Another way to think about this is that the first two phases of life, education and career/family are instrumental.  We see ourselves as in training for something to do, then doing it, often with a spouse and children.  Much of the angst of the first two phases of life comes in the tension between the (necessary) instrumental view of our self and the Self aching to discover its true purpose.  The lucky ones match the instrumental with Self discovery, but most aren’t so lucky.

In the third phase of life though the instrumental drops away and the Self emerges, perhaps as out of a cocoon, with wings and the ability to fly.  After all those years of crawling along the ground.  Wow.  But, it turns out, flying is scary and leaving the ground behind also means leaving behind a lifetime of habits and learnings for the unknown.  It’s not surprising that so many fail to even spread their wings during the third phase.

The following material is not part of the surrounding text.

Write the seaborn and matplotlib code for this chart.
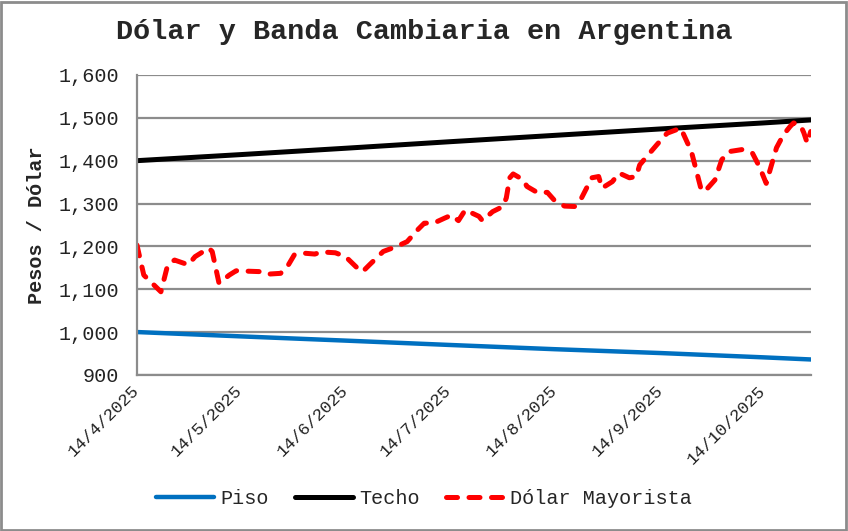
import pandas as pd
import matplotlib.pyplot as plt
import seaborn as sns
from matplotlib.patches import Rectangle
from matplotlib.ticker import FuncFormatter

# Banda cambiaria (piso / techo)
banda_fechas = ["2025-04-14", "2025-05-14", "2025-06-14", "2025-07-14",
                "2025-08-14", "2025-09-14", "2025-10-14", "2025-10-28"]
techo = [1400, 1414, 1429, 1444, 1459, 1474, 1488, 1495]
piso = [1000, 990, 980, 970, 960, 951, 941, 936]

# Dolar mayorista
dolar_fechas = [
    "2025-04-14", "2025-04-16", "2025-04-21", "2025-04-23", "2025-04-25", "2025-04-29",
    "2025-05-01", "2025-05-05", "2025-05-06", "2025-05-08", "2025-05-11", "2025-05-13",
    "2025-05-20", "2025-05-22", "2025-05-26", "2025-05-28", "2025-05-30", "2025-06-02",
    "2025-06-05", "2025-06-07", "2025-06-11", "2025-06-14", "2025-06-18", "2025-06-19",
    "2025-06-21", "2025-06-25", "2025-06-29", "2025-07-02", "2025-07-05", "2025-07-07",
    "2025-07-10", "2025-07-13", "2025-07-15", "2025-07-17", "2025-07-19", "2025-07-23",
    "2025-07-24", "2025-07-27", "2025-07-30", "2025-07-31", "2025-08-01", "2025-08-02",
    "2025-08-05", "2025-08-06", "2025-08-09", "2025-08-12", "2025-08-14", "2025-08-17",
    "2025-08-20", "2025-08-22", "2025-08-25", "2025-08-27", "2025-08-28", "2025-08-31",
    "2025-09-02", "2025-09-05", "2025-09-07", "2025-09-08", "2025-09-10", "2025-09-13",
    "2025-09-16", "2025-09-18", "2025-09-20", "2025-09-22", "2025-09-23", "2025-09-25",
    "2025-09-26", "2025-09-27", "2025-09-30", "2025-10-02", "2025-10-04", "2025-10-08",
    "2025-10-11", "2025-10-13", "2025-10-15", "2025-10-16", "2025-10-18", "2025-10-20",
    "2025-10-22", "2025-10-23", "2025-10-25", "2025-10-26", "2025-10-27", "2025-10-28",
]
dolar = [
    1203, 1133, 1094, 1157, 1168, 1157,
    1176, 1196, 1188, 1114, 1133, 1143,
    1141, 1135, 1137, 1153, 1180, 1184,
    1182, 1187, 1185, 1176, 1145, 1141,
    1157, 1188, 1200, 1211, 1238, 1254,
    1255, 1266, 1273, 1260, 1285, 1270,
    1260, 1281, 1293, 1313, 1360, 1369,
    1355, 1340, 1326, 1326, 1308, 1294,
    1293, 1313, 1360, 1363, 1336, 1351,
    1371, 1360, 1363, 1390, 1409, 1437,
    1464, 1470, 1476, 1441, 1425, 1363,
    1332, 1328, 1355, 1402, 1421, 1426,
    1417, 1386, 1347, 1375, 1430, 1460,
    1480, 1488, 1483, 1465, 1441, 1468,
]

tick_fechas = ["2025-04-14", "2025-05-14", "2025-06-14", "2025-07-14",
               "2025-08-14", "2025-09-14", "2025-10-14"]
tick_labels = ["14/4/2025", "14/5/2025", "14/6/2025", "14/7/2025",
               "14/8/2025", "14/9/2025", "14/10/2025"]

sns.set_style("white")
plt.rcParams["font.family"] = ["Liberation Mono", "DejaVu Sans Mono"]

fig = plt.figure(figsize=(8.48, 5.31), dpi=100)
ax = fig.add_axes([0.1615, 0.294, 0.7945, 0.5648])

bf = pd.to_datetime(banda_fechas)
df = pd.to_datetime(dolar_fechas)

sns.lineplot(x=bf, y=piso, ax=ax, color="#0070C0", lw=3.2, label="Piso",
             solid_capstyle="round")
sns.lineplot(x=bf, y=techo, ax=ax, color="black", lw=3.6, label="Techo",
             solid_capstyle="round")
sns.lineplot(x=df, y=dolar, ax=ax, color="#FF0000", lw=3.6,
             label="Dólar Mayorista", dash_capstyle="round")
ax.lines[-1].set_dashes((2.2, 2.3))

ax.set_ylim(900, 1600)
ax.set_yticks(range(900, 1601, 100))
ax.yaxis.set_major_formatter(FuncFormatter(lambda v, p: f"{int(v):,}"))
ax.set_xlim(pd.Timestamp("2025-04-14"), pd.Timestamp("2025-10-28"))
ax.set_xticks(pd.to_datetime(tick_fechas))
ax.set_xticklabels(tick_labels, rotation=45, ha="right", va="center",
                   rotation_mode="anchor")

ax.grid(axis="y", color="#8c8c8c", lw=1.6)
ax.grid(axis="x", visible=False)
ax.set_axisbelow(True)
for s in ["top", "right"]:
    ax.spines[s].set_visible(False)
for s in ["left", "bottom"]:
    ax.spines[s].set_color("#8c8c8c")
    ax.spines[s].set_linewidth(1.6)
ax.tick_params(axis="both", colors="#8c8c8c", width=1.6, length=3.6,
               labelcolor="#222222", direction="out")
ax.tick_params(axis="x", pad=6, labelsize=12.5)
ax.tick_params(axis="y", pad=9, labelsize=14.5)

ax.set_xlabel("")
ax.set_ylabel("Pesos / Dólar", fontsize=14.5, fontweight="bold", labelpad=9)
fig.suptitle("Dólar y Banda Cambiaria en Argentina", fontsize=20.5,
             fontweight="bold", y=0.94, va="center")

ax.legend(loc="center", bbox_to_anchor=(0.5, 0.062), bbox_transform=fig.transFigure,
          ncol=3, frameon=False, fontsize=14.5, handlelength=2.9,
          handletextpad=0.3, columnspacing=1.3)

fig.patches.append(Rectangle((0.001, 0.002), 0.997, 0.995, transform=fig.transFigure,
                             fill=False, edgecolor="#8c8c8c", lw=2))

fig.savefig("out.png", dpi=100)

We humans often hold close pain in preference to change, being familiar with the outline and shape of our misery while ignorant of the other.  We fear those things we do not know and this is wise.  It lends that side note of caution that often keeps us safe.  But, it turns out, that same side note can keep us from growing, from spreading those new wings and heading off into the morning.

So this is a message of encouragement if you’re stuck right now, hanging on to the job, the career, the skills that made you successful.  They’re not you; they’re things you learned.  Now you have an opportunity to learn some more.  I hope you take the chance.  Crawl out of that chrysalis and find out what life has to offer today.